Our recommendation: The Pixel 10 wins on software by a significant margin—both for long‑term support and for exclusive AI tools that genuinely improve daily use.


7. Which One Should You Actually Buy?

After hundreds of hours of combined testing, here is the simplest way to decide.

Choose the Google Pixel 10 if any of these statements are true:

  • You take photos regularly, especially of distant subjects or in challenging light.

  • You want a phone that improves over time through software updates and new AI features.

  • You plan to keep your device for more than three years and value long‑term security patches.

  • You rely on Google services like Photos, Drive, and Assistant heavily.

  • Wireless charging is a non‑negotiable part of your daily routine.

Choose the OnePlus 13T if any of these statements are true:

  • You frequently run out of battery before the day ends and hate carrying a power bank.

  • You play graphically intensive mobile games for more than an hour at a time.

  • You never use ultrawide photography or extreme zoom.

  • You prefer a lighter, more compact phone that disappears in your pocket.

  • You want the fastest wired charging available on a compact flagship.
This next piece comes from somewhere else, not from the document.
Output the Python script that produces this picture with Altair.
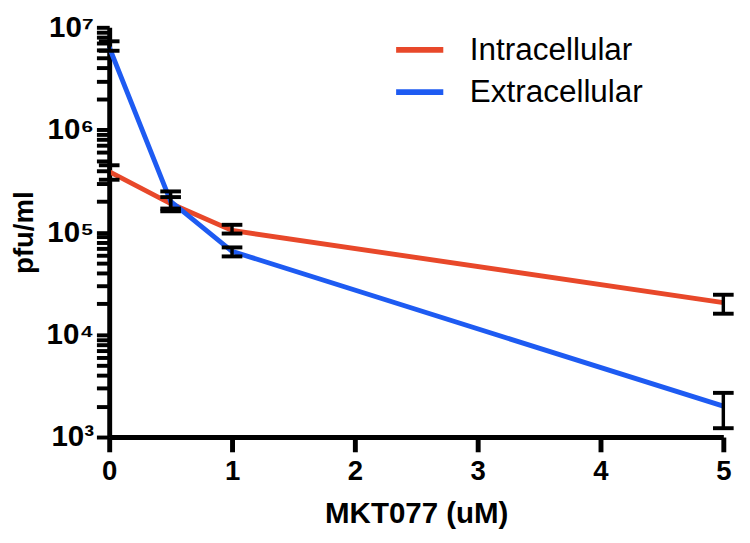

The final, honest summary: The Google Pixel 10 is the better all‑around smartphone for the majority of people. Its camera versatility, AI smarts, and seven‑year software commitment make it a safer, more future‑proof investment. The OnePlus 13T is a niche device for a specific type of user: the battery‑obsessed, gaming‑focused, ultrawide‑ignoring enthusiast. If that describes you, the OnePlus will make you very happy. For everyone else, the Pixel 10 is the smarter buy.